Earlier Ukrainian officials said that they “took its staff hostage.”

“This puts not only Ukrainian, but European security under threat,” said Alyona Shevtsova, a Ukrainian military official.

Chernobyl was the scene of the worst nuclear accident in history, when an explosion and fire in 1986 destroyed one of the plant’s reactors. The plant hasn’t produced electricity in more than two decades, and much of the equipment has been removed.

In Moscow, the Russian defence ministry said that “joint actions of Russian paratroopers and servicemen of the Ukrainian guards battalion will guarantee that nationalist formations and other terrorist organisations would not take advantage of the ongoing situation in the country to organise a nuclear provocation”.

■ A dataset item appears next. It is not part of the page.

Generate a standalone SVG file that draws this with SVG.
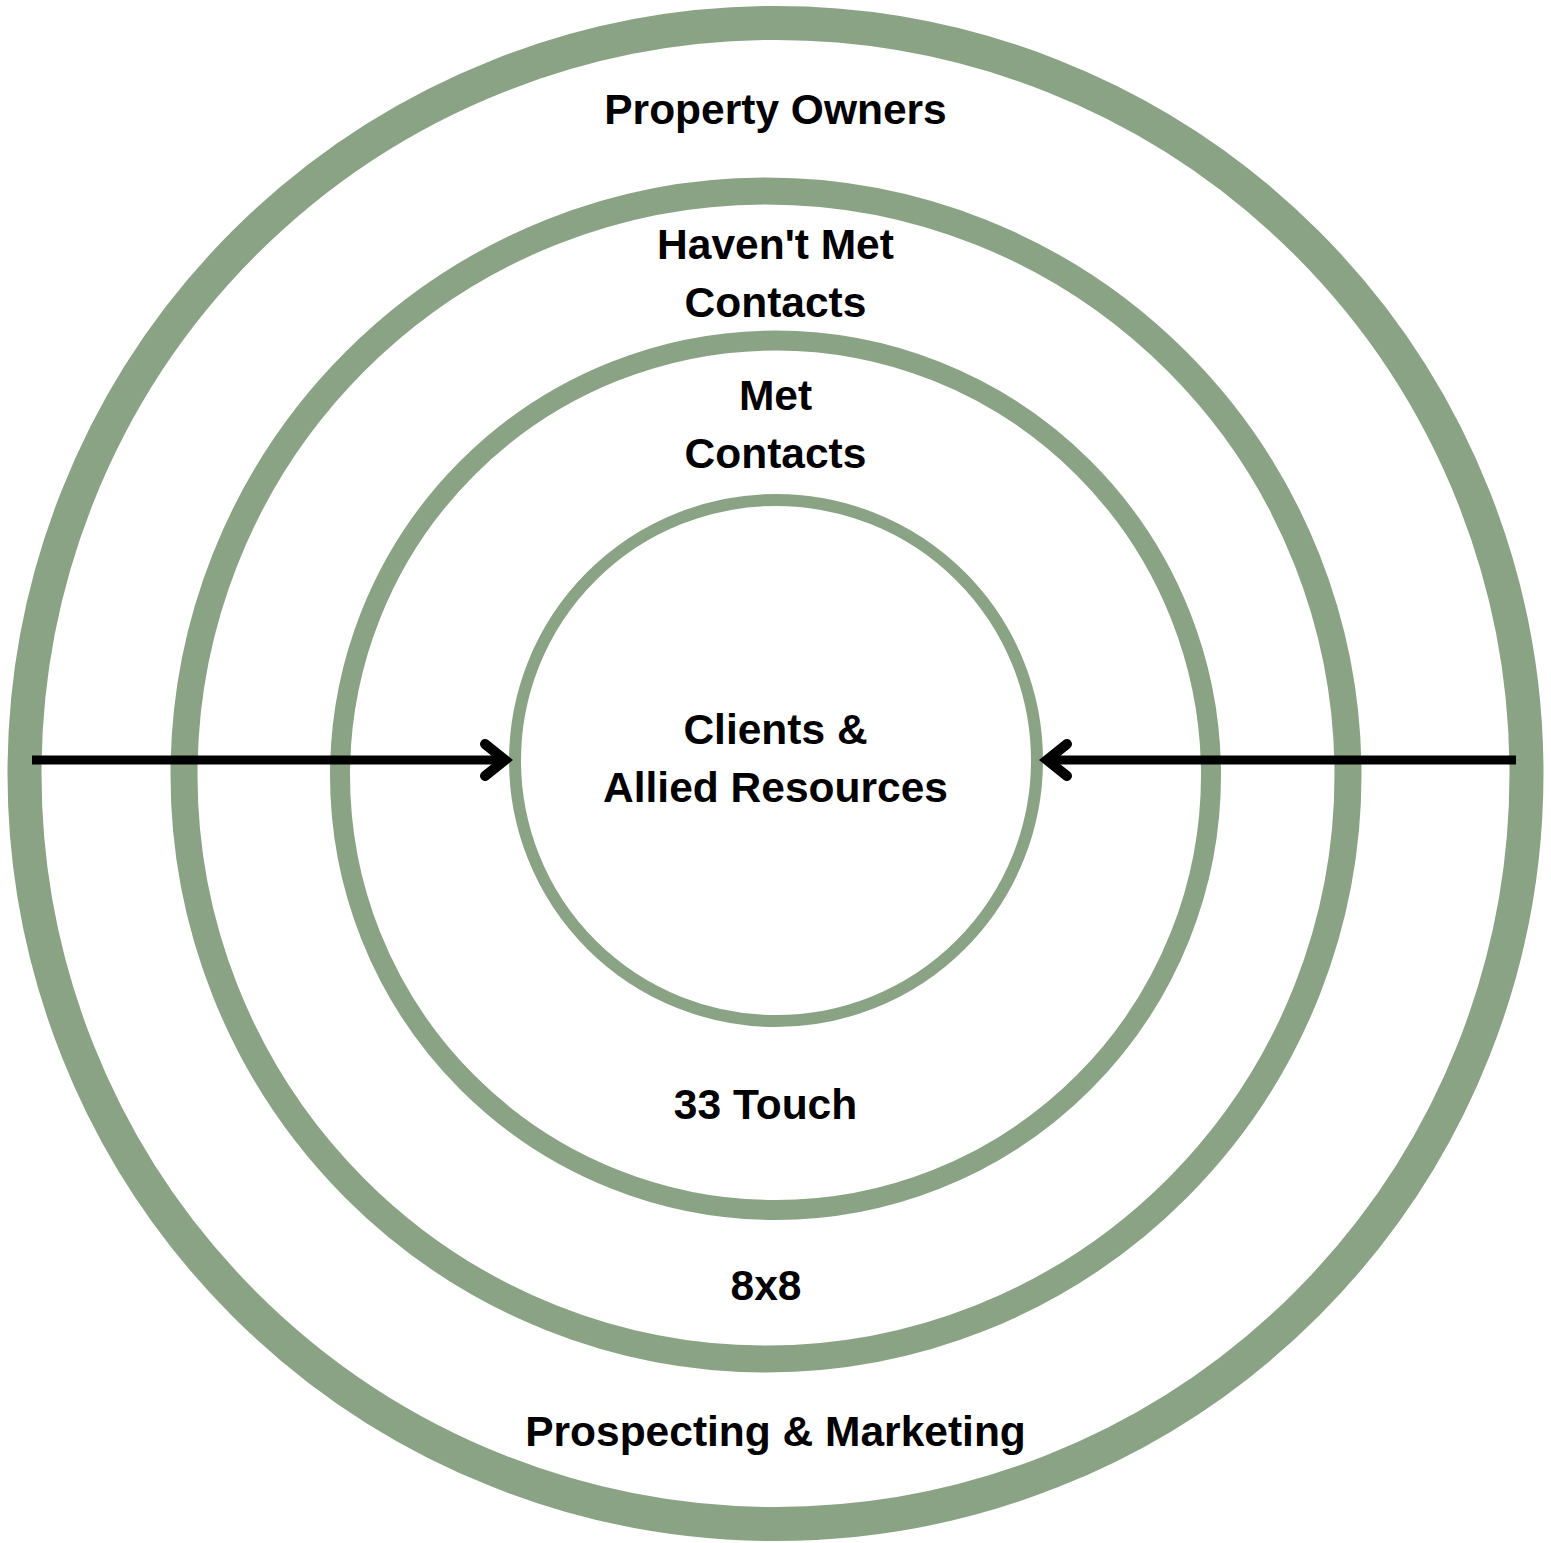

In the Ukrainian capital, Kyiv, Mikhailo Podolyak, a spokesman for the Ukrainian presidential office, contradicted that claim. He said the Ukrainian government had received information that Russian saboteurs “planned to conduct a terrorist act at the Chernobyl plant to cause a powerful environmental catastrophe”.

“It is clear that Russia not only wants to depose the government and replaced it with some puppet executors,” said Mr. Podolyak. “It wants to cause maximum destruction in Ukraine, even of environmental nature.” The two countries also made opposing statements about the ongoing military action.